The risks of not acting, however, clearly appeared intolerable to the government. A failure or
default by Fannie or Freddie would have severely disrupted financial markets around the world. If
the GSE portfolios of mortgage loans and MBSs had to be liquidated, prices would plunge, the
secondary market for mortgages would be decimated, and the supply of new mortgage credit
might be severely restricted. These market disruptions would have negative impacts on the
economy as a whole.
Postponing intervention, in the hopes that the mortgage market would right itself and return the
GSEs to financial health, carried the risk of raising the ultimate cost to the taxpayers, had the
financial deterioration continued.
Much of the current stress in housing and credit markets is based on uncertainty about the true
values of mortgage-related financial instruments (and, of course, of houses themselves). As long
as further declines are considered likely, market participants will be uncertain about each other’s
financial condition, and lending markets will remain tight.
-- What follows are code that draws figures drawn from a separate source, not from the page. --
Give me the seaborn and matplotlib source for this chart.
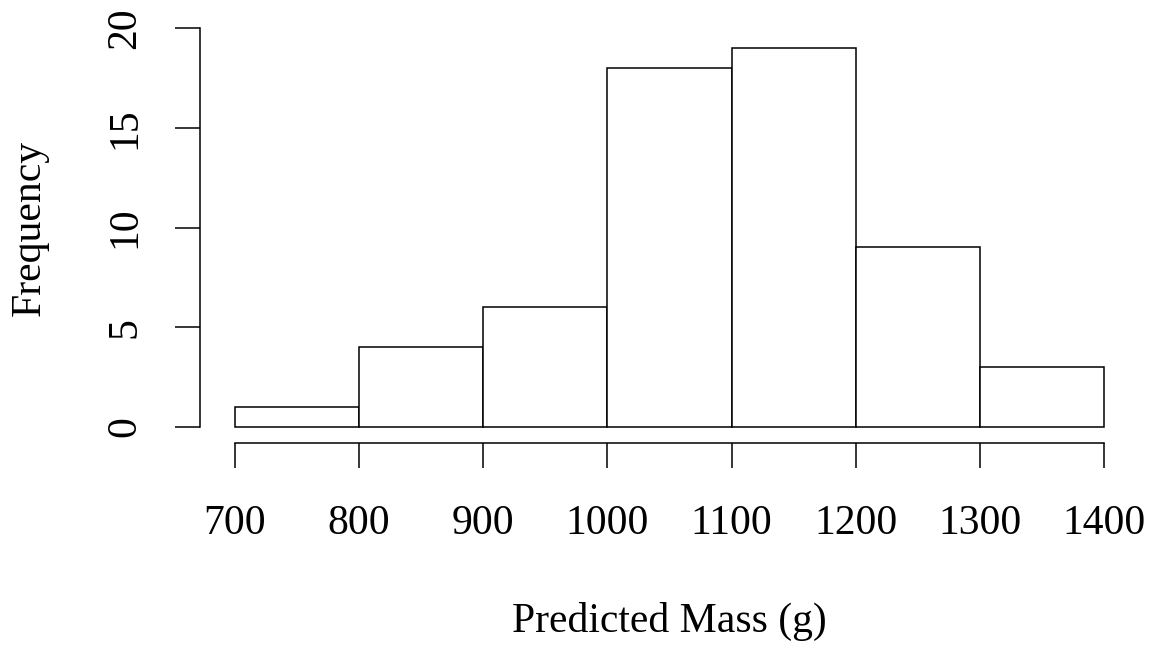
import numpy as np
import matplotlib
matplotlib.use("Agg")
import matplotlib.pyplot as plt
import seaborn as sns

# bin edges and counts
bin_edges = [700, 800, 900, 1000, 1100, 1200, 1300, 1400]
counts = [1, 4, 6, 18, 19, 9, 3]
x_ticks = [700, 800, 900, 1000, 1100, 1200, 1300, 1400]
y_ticks = [0, 5, 10, 15, 20]

bin_mids = [(a + b) / 2 for a, b in zip(bin_edges[:-1], bin_edges[1:])]

sns.set_theme(style="white")
plt.rcParams['font.family'] = ['Liberation Serif', 'DejaVu Serif']
plt.rcParams['text.color'] = 'black'
plt.rcParams['axes.labelcolor'] = 'black'

fig = plt.figure(figsize=(11.54, 6.48), dpi=100)
ax = fig.add_axes([200 / 1154, (648 - 443) / 648, 939 / 1154, 431 / 648])

sns.histplot(x=bin_mids, weights=counts, bins=bin_edges, ax=ax,
             color="white", edgecolor="black", linewidth=1.1, alpha=1)

ax.set_xlim(672, 1428)
ax.set_ylim(-0.8, 20.8)

for side in ['top', 'right']:
    ax.spines[side].set_visible(False)
ax.spines['left'].set_bounds(0, 20)
ax.spines['bottom'].set_bounds(700, 1400)
for side in ['left', 'bottom']:
    ax.spines[side].set_color('black')
    ax.spines[side].set_linewidth(1.1)

ax.set_xticks(x_ticks)
ax.set_yticks(y_ticks)
ax.tick_params(axis='both', direction='out', length=18, width=1.1,
               colors='black', labelcolor='black', labelsize=30,
               bottom=True, left=True)
ax.tick_params(axis='x', pad=26)
ax.tick_params(axis='y', pad=22)
for lbl in ax.get_yticklabels():
    lbl.set_rotation(90)
    lbl.set_va('center')

ax.set_xlabel('Predicted Mass (g)', fontsize=30, va='center', color='black')
ax.set_ylabel('Frequency', fontsize=30, va='center', color='black')
ax.xaxis.set_label_coords(0.5, (443 - 621) / 431)
ax.yaxis.set_label_coords((30 - 200) / 939, 0.5)
ax.grid(False)

fig.savefig("out.png", dpi=100, facecolor='white')
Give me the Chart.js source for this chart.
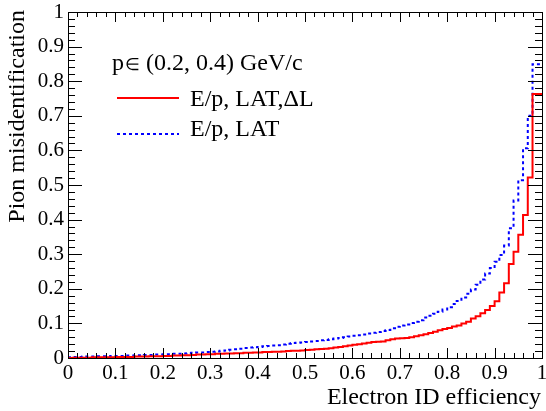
<!DOCTYPE html>
<html>
<head>
<meta charset="utf-8">
<script src="https://cdn.jsdelivr.net/npm/chart.js@4"></script>
<style>
  body { margin: 0; background: #fff; }
  canvas { display: block; }
</style>
</head>
<body>
<canvas id="chart-misid" width="546" height="411"></canvas>
<script>
// 100 bins of width 0.01 in electron efficiency
const nBins = 100;
const xMin = 0, xMax = 1;
const xTickLabels = ['0', '0.1', '0.2', '0.3', '0.4', '0.5', '0.6', '0.7', '0.8', '0.9', '1'];
const yTickLabels = ['0', '0.1', '0.2', '0.3', '0.4', '0.5', '0.6', '0.7', '0.8', '0.9', '1'];
const momentumLabel = ['p', '\u2208', ' (0.2, 0.4) GeV/c'];
const seriesNames = ['E/p, LAT,\u0394L', 'E/p, LAT'];

// pion misidentification per efficiency bin, E/p + LAT + dL
const misidLatDL = [
    0.000, 0.000, 0.001, 0.001, 0.001, 0.001, 0.002, 0.002, 0.002, 0.002,
    0.002, 0.003, 0.003, 0.003, 0.003, 0.004, 0.004, 0.004, 0.005, 0.005,
    0.005, 0.006, 0.006, 0.007, 0.007, 0.008, 0.008, 0.009, 0.010, 0.010,
    0.011, 0.011, 0.012, 0.012, 0.013, 0.013, 0.014, 0.014, 0.015, 0.015,
    0.016, 0.016, 0.017, 0.017, 0.018, 0.018, 0.019, 0.020, 0.021, 0.021,
    0.022, 0.023, 0.024, 0.025, 0.026, 0.027, 0.028, 0.030, 0.032, 0.034,
    0.036, 0.038, 0.040, 0.042, 0.044, 0.046, 0.047, 0.048, 0.051, 0.054,
    0.056, 0.057, 0.058, 0.060, 0.063, 0.066, 0.069, 0.072, 0.076, 0.080,
    0.084, 0.087, 0.091, 0.094, 0.100, 0.105, 0.114, 0.121, 0.129, 0.139,
    0.150, 0.164, 0.189, 0.216, 0.272, 0.307, 0.356, 0.413, 0.522, 0.763,
];

// E/p + LAT only
const misidLat = [
    0.002, 0.002, 0.003, 0.003, 0.004, 0.004, 0.004, 0.005, 0.005, 0.005,
    0.006, 0.006, 0.006, 0.007, 0.007, 0.008, 0.008, 0.009, 0.009, 0.010,
    0.010, 0.011, 0.011, 0.012, 0.012, 0.013, 0.014, 0.015, 0.016, 0.016,
    0.017, 0.018, 0.019, 0.021, 0.022, 0.024, 0.025, 0.027, 0.029, 0.030,
    0.031, 0.032, 0.034, 0.035, 0.036, 0.037, 0.039, 0.041, 0.043, 0.044,
    0.045, 0.046, 0.048, 0.049, 0.051, 0.052, 0.054, 0.056, 0.058, 0.060,
    0.062, 0.064, 0.066, 0.068, 0.071, 0.073, 0.075, 0.078, 0.081, 0.086,
    0.090, 0.094, 0.097, 0.101, 0.105, 0.109, 0.117, 0.122, 0.128, 0.134,
    0.140, 0.147, 0.156, 0.165, 0.175, 0.186, 0.198, 0.212, 0.227, 0.244,
    0.260, 0.278, 0.298, 0.325, 0.375, 0.455, 0.514, 0.606, 0.700, 0.849,
];

const FONT = "'Liberation Serif', 'Times New Roman', serif";
Chart.defaults.font.family = FONT;
Chart.defaults.color = '#000';

function toSteps(values) {
    const w = (xMax - xMin) / nBins;
    const pts = values.map((v, i) => ({ x: xMin + i * w, y: v }));
    pts.push({ x: xMax, y: values[values.length - 1] });
    return pts;
}

// ROOT-like frame: inside ticks on all four sides, legend and axis titles
const rootFrame = {
    id: 'rootFrame',
    afterDraw(chart) {
        const { ctx, chartArea: a, scales: { x, y } } = chart;
        ctx.save();
        ctx.strokeStyle = '#000';
        ctx.lineWidth = 1;
        ctx.strokeRect(Math.round(a.left) + 0.5, Math.round(a.top) + 0.5,
            Math.round(a.right - a.left), Math.round(a.bottom - a.top));
        ctx.beginPath();
        for (let k = 0; k <= 50; k++) {
            const major = k % 5 === 0;
            const px = Math.round(x.getPixelForValue(k * 0.02)) + 0.5;
            const lx = major ? 10 : 5;
            ctx.moveTo(px, a.bottom); ctx.lineTo(px, a.bottom - lx);
            ctx.moveTo(px, a.top); ctx.lineTo(px, a.top + lx);
            const py = Math.round(y.getPixelForValue(k * 0.02)) + 0.5;
            const ly = major ? 14 : 7;
            ctx.moveTo(a.left, py); ctx.lineTo(a.left + ly, py);
            ctx.moveTo(a.right, py); ctx.lineTo(a.right - ly, py);
        }
        ctx.stroke();

        ctx.fillStyle = '#000';
        ctx.textBaseline = 'middle';
        ctx.textAlign = 'left';
        // momentum range; the set symbol is drawn a bit smaller, as in ROOT's TLatex
        let tx = 112;
        ctx.font = '24px ' + FONT;
        ctx.fillText(momentumLabel[0], tx, 64);
        tx += ctx.measureText(momentumLabel[0]).width + 1;
        ctx.font = '17px ' + FONT;
        ctx.fillText(momentumLabel[1], tx, 66);
        tx += ctx.measureText(momentumLabel[1]).width;
        ctx.font = '24px ' + FONT;
        ctx.fillText(momentumLabel[2], tx, 64);

        ctx.fillText(seriesNames[0], 190, 100);
        ctx.fillText(seriesNames[1], 190, 130);

        ctx.lineWidth = 2;
        ctx.strokeStyle = '#ff0000';
        ctx.beginPath(); ctx.moveTo(117, 98); ctx.lineTo(179, 98); ctx.stroke();
        ctx.strokeStyle = '#0000ff';
        ctx.setLineDash([3, 3]);
        ctx.beginPath(); ctx.moveTo(117, 134); ctx.lineTo(179, 134); ctx.stroke();
        ctx.setLineDash([]);

        ctx.textAlign = 'right';
        ctx.fillText('Electron ID efficiency', 541, 398);
        ctx.translate(18, 10);
        ctx.rotate(-Math.PI / 2);
        ctx.fillText('Pion misidentification', 0, 0);
        ctx.restore();
    },
};

new Chart(document.getElementById('chart-misid'), {
    type: 'line',
    data: {
        datasets: [
            {
                label: seriesNames[0],
                data: toSteps(misidLatDL),
                borderColor: '#ff0000',
                borderWidth: 2,
                stepped: 'after',
                pointRadius: 0,
                fill: false,
            },
            {
                label: seriesNames[1],
                data: toSteps(misidLat),
                borderColor: '#0000ff',
                borderWidth: 2,
                borderDash: [3, 3],
                stepped: 'after',
                pointRadius: 0,
                fill: false,
            },
        ],
    },
    options: {
        responsive: false,
        animation: false,
        devicePixelRatio: 1,
        layout: { padding: { top: 12, right: 4, left: 0, bottom: 0 } },
        plugins: {
            legend: { display: false },
            tooltip: { enabled: false },
        },
        scales: {
            x: {
                type: 'linear',
                min: xMin,
                max: xMax,
                grid: { display: false, drawTicks: false },
                border: { display: false },
                ticks: {
                    stepSize: 0.1,
                    maxRotation: 0,
                    padding: 3,
                    color: '#000',
                    font: { family: FONT, size: 21 },
                    callback: (v, i) => xTickLabels[i],
                },
                afterFit: s => {
                    s.height = 53;
                    s.paddingLeft = 0; s.paddingRight = 0;
                },
            },
            y: {
                min: 0,
                max: 1,
                grid: { display: false, drawTicks: false },
                border: { display: false },
                ticks: {
                    stepSize: 0.1,
                    padding: 4,
                    color: '#000',
                    font: { family: FONT, size: 21 },
                    callback: (v, i) => yTickLabels[i],
                },
                afterFit: s => {
                    s.width = 68;
                    s.paddingTop = 0; s.paddingBottom = 0;
                },
            },
        },
    },
    plugins: [rootFrame],
});
</script>
</body>
</html>
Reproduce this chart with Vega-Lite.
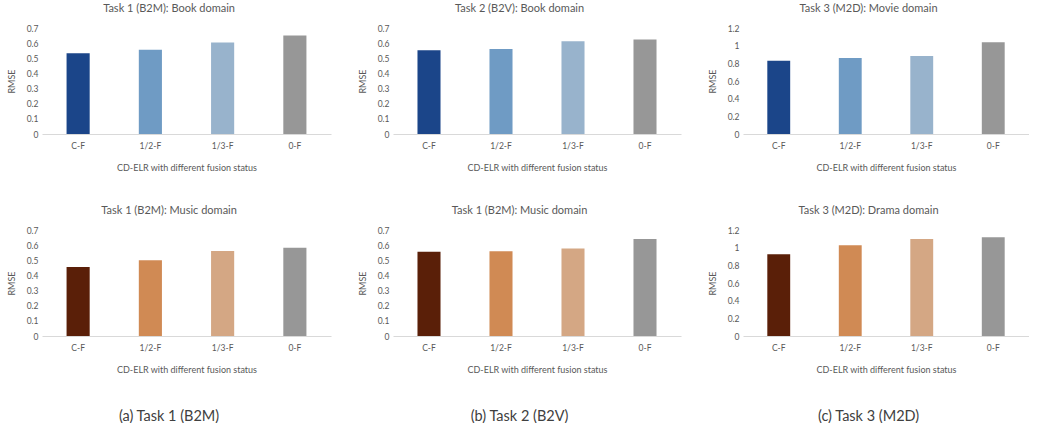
{
  "$schema": "https://vega.github.io/schema/vega-lite/v6.json",
  "background": "white",
  "padding": {"left": 7, "top": 3, "right": 0, "bottom": 0},
  "config": {
    "font": "Lato",
    "view": {"stroke": null},
    "axis": {"grid": false, "labelColor": "#595959", "titleColor": "#595959", "labelFont": "Lato", "titleFont": "Lato", "labelFontSize": 8.5, "titleFontSize": 9, "titleFontWeight": "normal", "ticks": false, "tickSize": 0},
    "axisX": {"domainColor": "#d9d9d9", "labelPadding": 7, "titlePadding": 14, "labelAngle": 0},
    "axisY": {"domain": false, "labelPadding": 4, "titlePadding": 10},
    "title": {"fontSize": 11, "fontWeight": "normal", "color": "#595959", "font": "Lato", "anchor": "middle", "frame": "bounds", "offset": 10}
  },
  "data": {"values": [
    {"panel": "p1", "status": "C-F", "rmse": 0.533},
    {"panel": "p1", "status": "1/2-F", "rmse": 0.556},
    {"panel": "p1", "status": "1/3-F", "rmse": 0.605},
    {"panel": "p1", "status": "0-F", "rmse": 0.651},
    {"panel": "p2", "status": "C-F", "rmse": 0.553},
    {"panel": "p2", "status": "1/2-F", "rmse": 0.562},
    {"panel": "p2", "status": "1/3-F", "rmse": 0.613},
    {"panel": "p2", "status": "0-F", "rmse": 0.624},
    {"panel": "p3", "status": "C-F", "rmse": 0.83},
    {"panel": "p3", "status": "1/2-F", "rmse": 0.86},
    {"panel": "p3", "status": "1/3-F", "rmse": 0.883},
    {"panel": "p3", "status": "0-F", "rmse": 1.038},
    {"panel": "p4", "status": "C-F", "rmse": 0.456},
    {"panel": "p4", "status": "1/2-F", "rmse": 0.5},
    {"panel": "p4", "status": "1/3-F", "rmse": 0.561},
    {"panel": "p4", "status": "0-F", "rmse": 0.583},
    {"panel": "p5", "status": "C-F", "rmse": 0.556},
    {"panel": "p5", "status": "1/2-F", "rmse": 0.56},
    {"panel": "p5", "status": "1/3-F", "rmse": 0.578},
    {"panel": "p5", "status": "0-F", "rmse": 0.641},
    {"panel": "p6", "status": "C-F", "rmse": 0.925},
    {"panel": "p6", "status": "1/2-F", "rmse": 1.026},
    {"panel": "p6", "status": "1/3-F", "rmse": 1.098},
    {"panel": "p6", "status": "0-F", "rmse": 1.117}
  ]},
  "spacing": 27,
  "resolve": {"scale": {"color": "independent"}},
  "hconcat": [
    {
      "spacing": 96,
      "bounds": "flush",
      "resolve": {"scale": {"color": "independent"}},
      "title": {"text": "(a) Task 1 (B2M)", "orient": "bottom", "fontSize": 14.5, "color": "#404040", "offset": 35},
      "vconcat": [
        {
          "width": 289, "height": 106,
          "title": "Task 1 (B2M): Book domain",
          "transform": [{"filter": "datum.panel === 'p1'"}],
          "mark": {"type": "bar"},
          "encoding": {
            "x": {"field": "status", "type": "nominal", "sort": ["C-F", "1/2-F", "1/3-F", "0-F"], "scale": {"paddingInner": 0.68, "paddingOuter": 0.34}, "axis": {"title": "CD-ELR with different fusion status"}},
            "y": {"field": "rmse", "type": "quantitative", "scale": {"domain": [0, 0.7], "nice": false}, "axis": {"title": "RMSE", "values": [0, 0.1, 0.2, 0.3, 0.4, 0.5, 0.6, 0.7], "format": "~g"}},
            "color": {"field": "status", "type": "nominal", "scale": {"domain": ["C-F", "1/2-F", "1/3-F", "0-F"], "range": ["#1b4589", "#6f9bc4", "#98b3cc", "#979797"]}, "legend": null}
          }
        },
        {
          "width": 289, "height": 106,
          "title": "Task 1 (B2M): Music domain",
          "transform": [{"filter": "datum.panel === 'p4'"}],
          "mark": {"type": "bar"},
          "encoding": {
            "x": {"field": "status", "type": "nominal", "sort": ["C-F", "1/2-F", "1/3-F", "0-F"], "scale": {"paddingInner": 0.68, "paddingOuter": 0.34}, "axis": {"title": "CD-ELR with different fusion status"}},
            "y": {"field": "rmse", "type": "quantitative", "scale": {"domain": [0, 0.7], "nice": false}, "axis": {"title": "RMSE", "values": [0, 0.1, 0.2, 0.3, 0.4, 0.5, 0.6, 0.7], "format": "~g"}},
            "color": {"field": "status", "type": "nominal", "scale": {"domain": ["C-F", "1/2-F", "1/3-F", "0-F"], "range": ["#5a1f08", "#d08a54", "#d4a784", "#979797"]}, "legend": null}
          }
        }
      ]
    },
    {
      "spacing": 96,
      "bounds": "flush",
      "resolve": {"scale": {"color": "independent"}},
      "title": {"text": "(b) Task 2 (B2V)", "orient": "bottom", "fontSize": 14.5, "color": "#404040", "offset": 35},
      "vconcat": [
        {
          "width": 288, "height": 106,
          "title": "Task 2 (B2V): Book domain",
          "transform": [{"filter": "datum.panel === 'p2'"}],
          "mark": {"type": "bar"},
          "encoding": {
            "x": {"field": "status", "type": "nominal", "sort": ["C-F", "1/2-F", "1/3-F", "0-F"], "scale": {"paddingInner": 0.68, "paddingOuter": 0.34}, "axis": {"title": "CD-ELR with different fusion status"}},
            "y": {"field": "rmse", "type": "quantitative", "scale": {"domain": [0, 0.7], "nice": false}, "axis": {"title": "RMSE", "values": [0, 0.1, 0.2, 0.3, 0.4, 0.5, 0.6, 0.7], "format": "~g"}},
            "color": {"field": "status", "type": "nominal", "scale": {"domain": ["C-F", "1/2-F", "1/3-F", "0-F"], "range": ["#1b4589", "#6f9bc4", "#98b3cc", "#979797"]}, "legend": null}
          }
        },
        {
          "width": 288, "height": 106,
          "title": "Task 1 (B2M): Music domain",
          "transform": [{"filter": "datum.panel === 'p5'"}],
          "mark": {"type": "bar"},
          "encoding": {
            "x": {"field": "status", "type": "nominal", "sort": ["C-F", "1/2-F", "1/3-F", "0-F"], "scale": {"paddingInner": 0.68, "paddingOuter": 0.34}, "axis": {"title": "CD-ELR with different fusion status"}},
            "y": {"field": "rmse", "type": "quantitative", "scale": {"domain": [0, 0.7], "nice": false}, "axis": {"title": "RMSE", "values": [0, 0.1, 0.2, 0.3, 0.4, 0.5, 0.6, 0.7], "format": "~g"}},
            "color": {"field": "status", "type": "nominal", "scale": {"domain": ["C-F", "1/2-F", "1/3-F", "0-F"], "range": ["#5a1f08", "#d08a54", "#d4a784", "#979797"]}, "legend": null}
          }
        }
      ]
    },
    {
      "spacing": 96,
      "bounds": "flush",
      "resolve": {"scale": {"color": "independent"}},
      "title": {"text": "(c) Task 3 (M2D)", "orient": "bottom", "fontSize": 14.5, "color": "#404040", "offset": 35},
      "vconcat": [
        {
          "width": 286, "height": 106,
          "title": "Task 3 (M2D): Movie domain",
          "transform": [{"filter": "datum.panel === 'p3'"}],
          "mark": {"type": "bar"},
          "encoding": {
            "x": {"field": "status", "type": "nominal", "sort": ["C-F", "1/2-F", "1/3-F", "0-F"], "scale": {"paddingInner": 0.68, "paddingOuter": 0.34}, "axis": {"title": "CD-ELR with different fusion status"}},
            "y": {"field": "rmse", "type": "quantitative", "scale": {"domain": [0, 1.2], "nice": false}, "axis": {"title": "RMSE", "values": [0, 0.2, 0.4, 0.6, 0.8, 1, 1.2], "format": "~g"}},
            "color": {"field": "status", "type": "nominal", "scale": {"domain": ["C-F", "1/2-F", "1/3-F", "0-F"], "range": ["#1b4589", "#6f9bc4", "#98b3cc", "#979797"]}, "legend": null}
          }
        },
        {
          "width": 286, "height": 106,
          "title": "Task 3 (M2D): Drama domain",
          "transform": [{"filter": "datum.panel === 'p6'"}],
          "mark": {"type": "bar"},
          "encoding": {
            "x": {"field": "status", "type": "nominal", "sort": ["C-F", "1/2-F", "1/3-F", "0-F"], "scale": {"paddingInner": 0.68, "paddingOuter": 0.34}, "axis": {"title": "CD-ELR with different fusion status"}},
            "y": {"field": "rmse", "type": "quantitative", "scale": {"domain": [0, 1.2], "nice": false}, "axis": {"title": "RMSE", "values": [0, 0.2, 0.4, 0.6, 0.8, 1, 1.2], "format": "~g"}},
            "color": {"field": "status", "type": "nominal", "scale": {"domain": ["C-F", "1/2-F", "1/3-F", "0-F"], "range": ["#5a1f08", "#d08a54", "#d4a784", "#979797"]}, "legend": null}
          }
        }
      ]
    }
  ]
}
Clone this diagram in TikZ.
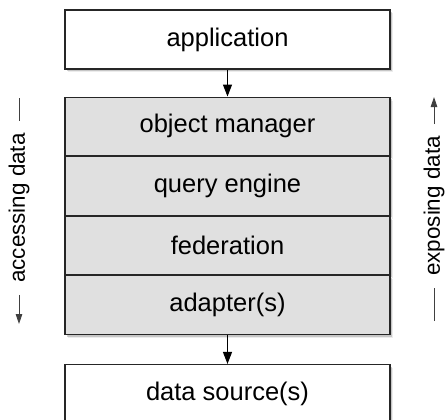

By intervening and in effect stating
that it will bear any further losses to the GSEs (which hold a significant share of all home
mortgage assets), the Treasury hopes to reduce that uncertainty and create conditions under which
markets can return to normal.
If housing and financial market stability returns soon, the intervention may actually earn a profit
for the Treasury. (As part of the funding agreement, Treasury will acquire preferred stock paying
a 10% annual dividend, and also has the option to acquire 79.9% of the firms’ common stock for
a nominal price.) If, however, housing values continue to fall for an extended period, the taxpayer
may be required to make good on substantial losses to Fannie’s and Freddie’s investment
portfolios and guarantee obligations.